Banyak yang berpendapat bahwa teori kritis yang mengambil inspirasi dari pemikiran Marx telah gagal karena perkembangan dunia ternyata tidak sesuai dengan proyeksi Marxisme.  Menurut penulis pendapat ini perlu dipertanyakan.  Bolehjadi adanya gerakan masyarakat yang diinspirasi teori kritis inilah yang merobah arah perkembangan dunia.  Jika gerakan kritis masyarakat tahun 60 an tidak ada, mungkin saja arah perkembangan dunia mengikuti proyeksi Marx.  Ditinjau dari perspektif ini, tori kritis sebenarnya telah berhasil. 

            Pertanyaan selanjutnya adalah, apakah teori kritis masih relevan dengan tatanan dunia sekarang yang didominasi kapitalisme?  Menurut penulis adanya dominasi kapitalis seperti sekarang ini justru membutuhkan revitalisasi kritisme masyarakat (penulis istilahkan dengan “Neo Kritisme”) dalam arti mengkritisi perkembangan sains yang bepotensi berkembang menjadi eksploitasi manusia dan sumberdaya alam secara berlebihan.  Fenomena “Prosperity Paradox” dan “Tragedy of the Common” adalah fakta yang menunjukkan bahwa kita harus tetap kritis terhadap perkembangan sains. 

            Kita tidak dapat mengandalkan otonomi moral ilmuwan  model Kant.  Moral model Aristoteles yang mengandalkan pada negara juga sudah ketinggalan zaman.  Menurut penulis, moral model Hegel yang meletakkan otonomi moral individu dalam dalam kerangka tatanan sosial kemasyarakatan, dan “Etika Diskurs” model Habermas yang menekankan bahwa keabsahan suatu nilai ditentukan oleh norma yang disepakati dalam sutu diskurs (wacana) yang praktis dan bebas tekanan, dapat digunakan untuk mengkritisi perkembangan sains dewasa ini.

 

 

Penutup

 

            Sains tidak terlepas dari kepentingan manusia, baik yang menemukannya atau pihaklain yang mungkin terkena dampaknya.  Dalam era globalisasi yang sarat dengan persaingan dan konflik kepentingan, penilaian dari segi moralitas terhadap sains tidak boleh deserahkan sepenuhnya kepada pada ilmuwan saja, yang mungkin disadari atau tidak telah terkontaminasi oleh maksud kurang baik.  Penilaian terhadap sains harus juga melibatkan pihak-pihak terkait yang mungkin terkena dampaknya, atau pihak yang peduli terhadap hal ini.

 

Pustaka

 

Daldjoeni, N. 1999.  Hubungan Etika dengan Ilmu. Dalam Suriasumantri, J.S.; Ilmu dalam Perspektif.  Yayasan Obor, Jakarta.

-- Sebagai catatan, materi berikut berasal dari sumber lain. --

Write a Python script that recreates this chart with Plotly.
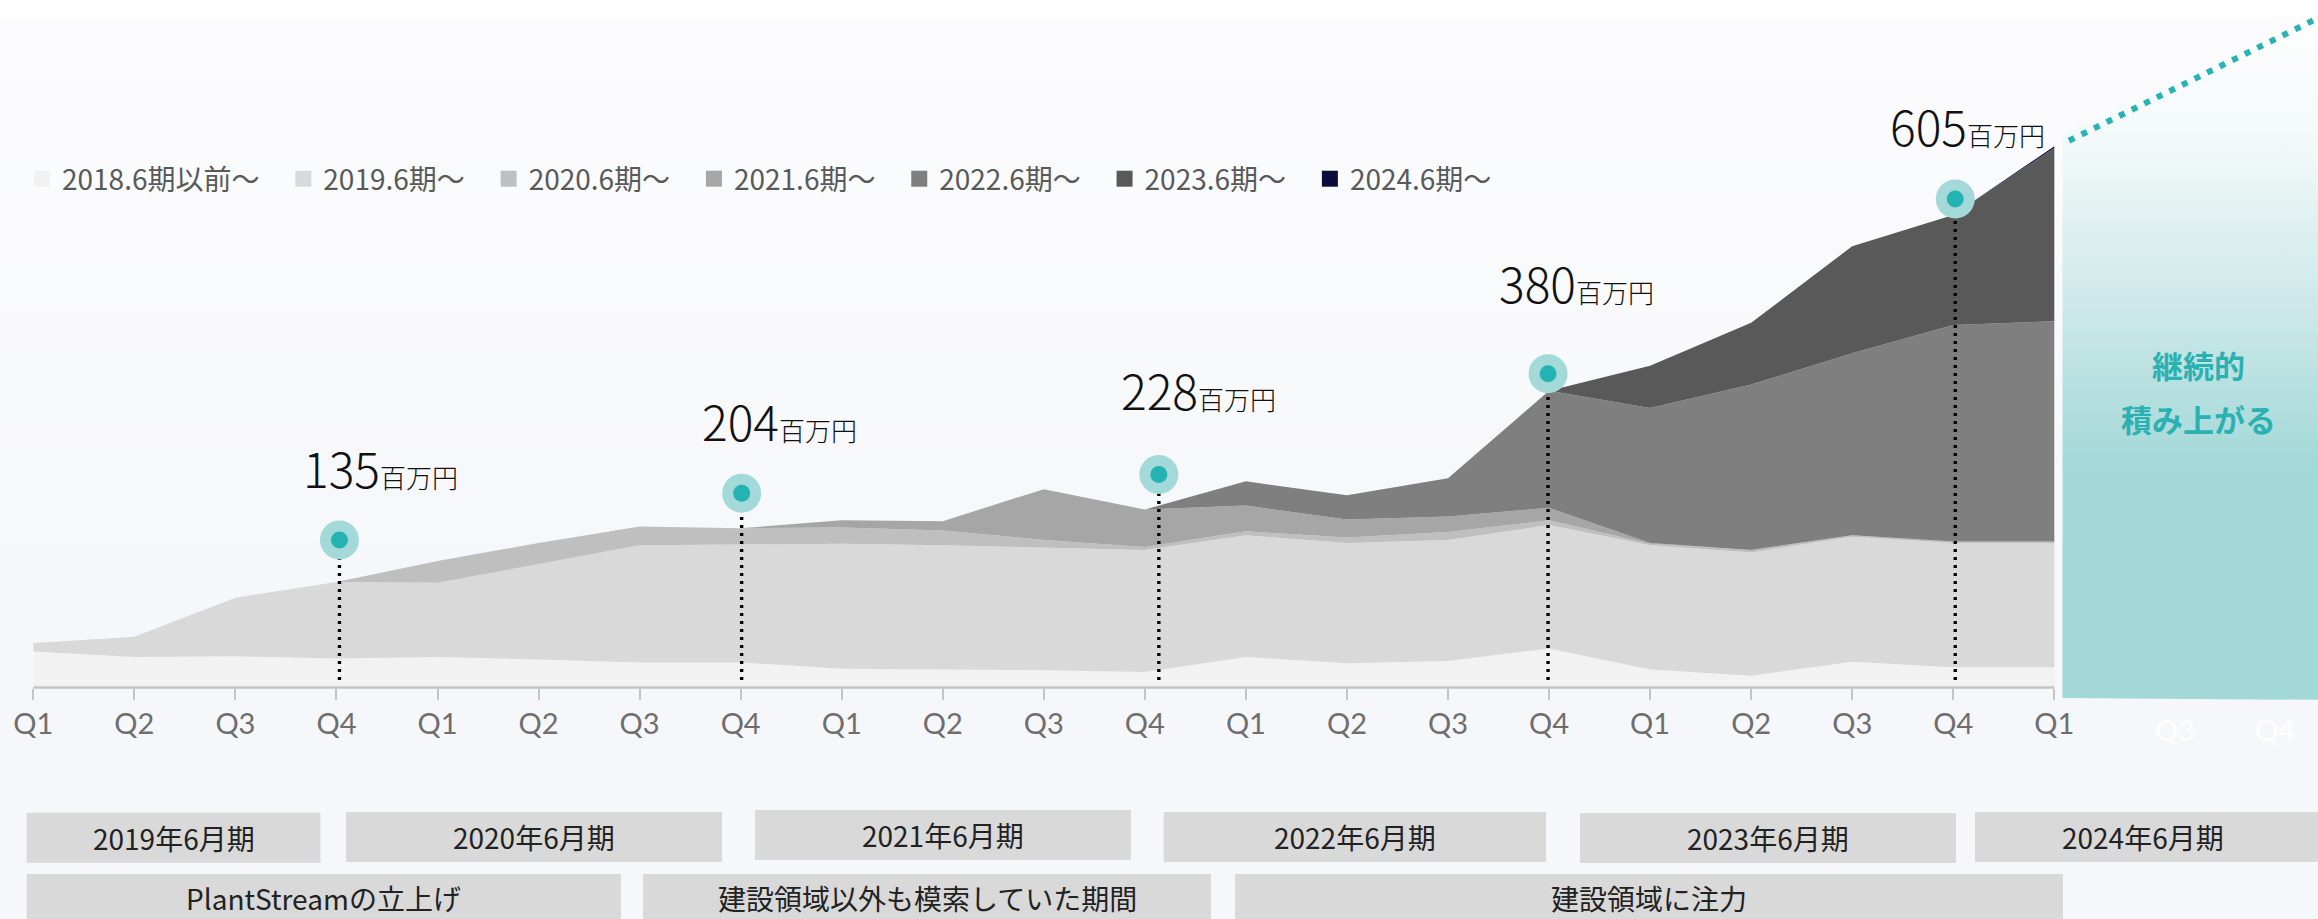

Nasoetion, A.H. 1999.  Pengantar ke Filsafat Sains.  Pustaka Litera Antar Nusa.

Suriasumantri, J.S. 1999.  Tentang Hakekat Ilmu, sebuah Pengan tar Redaksi. dalam Suriasumantri; Ilmu dalam Perspektif.  Yayasan Obor, Jakarta.

Suseno, F.M. 1992.  Filsafat sebagai Ilmu Kritis.  Yayasan Kanisius, Yogyakarta.